Ara Güler’e selamlar: Fotoğraf turu
İlla bir fotoğraf makineniz olmasa da olur. Artık herkesin cebinde süper kameraya sahip bir telefonu var ve hunharca kullandığı Instagram hesabı. Alın yanınıza bir de kafa dengi arkadaş. Hem arşınlayın yolları hem de vurun sohbetin dibine. Daha iyi bir hafta sonu düşünemiyoruz. Size birkaç rota da çıkardık hem.
Galata-Karaköy: Serdar-ı Ekrem’deki butik alışveriş/tasarım mağazalarını gezip, sokak sanatı trendlerini yakalayabilirsiniz.
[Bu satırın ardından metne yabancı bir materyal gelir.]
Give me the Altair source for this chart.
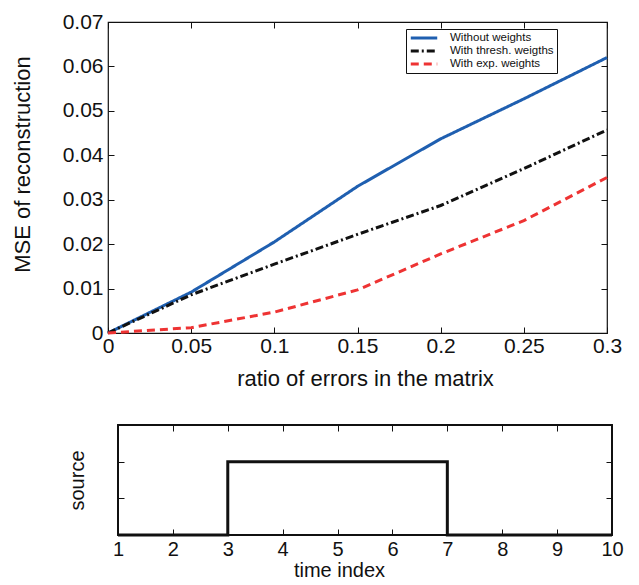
import altair as alt
import pandas as pd

# ---- data ----
ratio = [0, 0.05, 0.1, 0.15, 0.2, 0.25, 0.3]
mse_without = [0, 0.0092, 0.0205, 0.0330, 0.0437, 0.0527, 0.0620]
mse_thresh = [0, 0.0086, 0.0155, 0.0222, 0.0287, 0.0370, 0.0457]
mse_exp = [0, 0.0012, 0.0047, 0.0097, 0.0178, 0.0253, 0.0350]
series_names = ["Without weights", "With thresh. weigths", "With exp. weights"]
series_colors = ["#1f5fb0", "#111111", "#ee3333"]
series_dashes = [[1, 0], [8, 3, 2, 3], [8, 5]]
x_ticks = [0, 0.05, 0.1, 0.15, 0.2, 0.25, 0.3]
y_ticks = [0, 0.01, 0.02, 0.03, 0.04, 0.05, 0.06, 0.07]
x_domain = [0, 0.3]
y_domain = [0, 0.07]

time_index = [1, 2, 3, 4, 5, 6, 7, 8, 9, 10]
source_vals = [0, 0, 1, 1, 1, 1, 0, 0, 0, 0]
source_ticks = [0.5, 1.0]
t_domain = [1, 10]
s_domain = [0, 1.5]

rows = []
for name, vals in zip(series_names, [mse_without, mse_thresh, mse_exp]):
    for xv, yv in zip(ratio, vals):
        rows.append({"ratio": xv, "mse": yv, "series": name})
df = pd.DataFrame(rows)
df2 = pd.DataFrame({"t": time_index, "source": source_vals})

FONT = "Liberation Sans"
INK = "#111111"
W1, H1 = 499, 311
W2, H2 = 494, 110
SHIFT = 10
TK = 6

top = alt.Chart(df).mark_line(strokeWidth=3).encode(
    x=alt.X("ratio:Q", scale=alt.Scale(domain=x_domain, nice=False, zero=False),
            axis=alt.Axis(title="ratio of errors in the matrix", values=x_ticks, format="~g",
                          labelFontSize=21, titleFontSize=22, labelPadding=2, titlePadding=12,
                          titleX=257, titleAlign="center",
                          grid=True, gridColor=INK, gridOpacity=1, gridWidth=1,
                          gridDash=[TK, H1 - 2 * TK, TK, 2000], ticks=False, tickSize=0,
                          domain=False, labelFlush=False)),
    y=alt.Y("mse:Q", scale=alt.Scale(domain=y_domain, nice=False),
            axis=alt.Axis(title="MSE of reconstruction", values=y_ticks, format="~g",
                          labelFontSize=21, titleFontSize=22, labelPadding=5, titlePadding=28,
                          titleY=142,
                          grid=True, gridColor=INK, gridOpacity=1, gridWidth=1,
                          gridDash=[TK, W1 - 2 * TK, TK, 2000], ticks=False, tickSize=0,
                          domain=False, labelFlush=False)),
    color=alt.Color("series:N", scale=alt.Scale(domain=series_names, range=series_colors),
                    legend=alt.Legend(title=None)),
    strokeDash=alt.StrokeDash("series:N", scale=alt.Scale(domain=series_names, range=series_dashes),
                              legend=alt.Legend(title=None)),
).properties(width=W1, height=H1, view=alt.ViewBackground(stroke=INK, strokeWidth=1.2))

bscale_x = alt.Scale(domain=t_domain, nice=False, zero=False, range=[SHIFT, W2 + SHIFT])
bx = alt.X("t:Q", scale=bscale_x,
           axis=alt.Axis(title="time index", values=time_index, format="d",
                         labelFontSize=20, titleFontSize=20, labelPadding=4, titlePadding=1,
                         titleX=231, titleAlign="center",
                         grid=True, gridColor=INK, gridOpacity=1, gridWidth=1,
                         gridDash=[TK, H2 - 2 * TK, TK, 2000], ticks=False, tickSize=0,
                         domain=False, labelFlush=False))
by = alt.Y("source:Q", scale=alt.Scale(domain=s_domain, nice=False),
           axis=alt.Axis(title="source", values=source_ticks, labels=False,
                         titleFontSize=20, titlePadding=21,
                         grid=True, gridColor=INK, gridOpacity=1, gridWidth=1,
                         gridDash=[TK, W2 - 2 * TK, TK, 2000], ticks=False, tickSize=0,
                         domain=False))

frame = alt.Chart(df2).mark_rect(fill="transparent", stroke=INK, strokeWidth=1.2).encode(
    x=alt.datum(t_domain[0], scale=bscale_x),
    x2=alt.datum(t_domain[1]),
    y=alt.datum(s_domain[0]),
    y2=alt.datum(s_domain[1]),
)
step = alt.Chart(df2).mark_line(interpolate="step-after", strokeWidth=3, color=INK).encode(x=bx, y=by)

bottom = alt.layer(step, frame).properties(
    width=W2 + SHIFT, height=H2, view=alt.ViewBackground(strokeOpacity=0, strokeWidth=0)
)

chart = alt.vconcat(top, bottom, spacing=34).properties(
    padding={"left": 2, "top": 2, "right": 5, "bottom": 5}
).configure(font=FONT).configure_axis(
    labelColor=INK, titleColor=INK, titleFontWeight="normal", labelFont=FONT, titleFont=FONT
).configure_legend(
    orient="none", legendX=298, legendY=7, strokeColor=INK, fillColor="white",
    padding=3, labelFontSize=11.5, labelFont=FONT, labelColor=INK,
    symbolType="stroke", symbolSize=700, symbolStrokeWidth=3, rowPadding=1,
    labelOffset=11, clipHeight=12
)

chart.save("out.html", embed_options={"renderer": "svg", "actions": False})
Sonrasında Galata’nın Arnavut kaldırımlı sokaklarından vurun kendinizi aşağıya doğru. Özellikle Kamondo Merdivenleri’ne geldiğinizde fotoğraf molası verebilirsiniz. Bankalar Caddesi’nin sizi etkileyecek mimarisini de görmezden gelmeyin, onları da alın objektifinize.
Karaköy’ün tasarım harikası mekanların birinde kahve molası vermeyi unutmayın. Fransız Geçidi’nin yeni kahvecisi Short Black önerimizdir. Mahalo, Dof, Coffee Sapiens’te alternatiflerinizin arasında bulunabilir.
Mümkünse Karaköy’de kaybolun. Ancak öyle denk gelebiliyorsunuz Leo Lunatic’n, Cins’in duvardaki işlerine. Grafitiler önünde fotoğraf çekilmeyi biz bulmadık sonuçta, Instagram’da en az 50 like’ı var:)
Fener-Balat: Bu rotayı görmezden gelemezdik. İstanbul’da fotoğrafa yeni başlayan bir grup varsa ilk rotalarından biridir Fener-Balat. O kadar fotoğrafını çekecek malzeme bulacaksınız ki hayret edebilirsiniz. İstanbul’un bütün tarihini sanki oraya toplamışlar. Cibali Tütün Fabrikaları, Gül Camii, Aya Kapı Çeşmesi, Fener Rum Erkek Lisesi, Cibali Karakolu, Bulgar Ortodoks Kilisesi, Fener-Balat sokakları ve iki üç katlı rengarenk evleri…
Molanızı Naftalin Cafe, Fener Köftecisi ya da Forno Balat’ta verebilirsiniz. Eğer günü burada bitirmekse niyetiniz Balat Sahil Restoran ya da Agora Meyhanesi en güzel iki seçenek.
“Fotoğraf için ben burdan ta şehir dışına bile çıkarım!” derseniz Cumalıkızık’ı ajandanıza not edin deriz. UNESCO Dünya Mirasları arasına giren Cumalıkızık köyünün kuruluşu 1300 yıllara denk geliyor. Osmanlı’nın mimari örneklerine burada rastlayacaksınız. Her biri fotoğraflık. Mümkünse sabah saatlerinde orada olup köy kahvaltısından yemelisiniz. Sonra bol bol gezerseniz. Fotoğraf çekmeye bile para isteyen teyzeler var aman dikkat, kızdırmayalım.
Sıkı bir fotoğraf tutkunu ve ikinci el hayranıysanız Dolapdere ve Balat bit pazarını da görmeniz gerekiyor. Fellini filmlerini aratmayacak derecede sürreal fotoğraflara imza atabilirsiniz.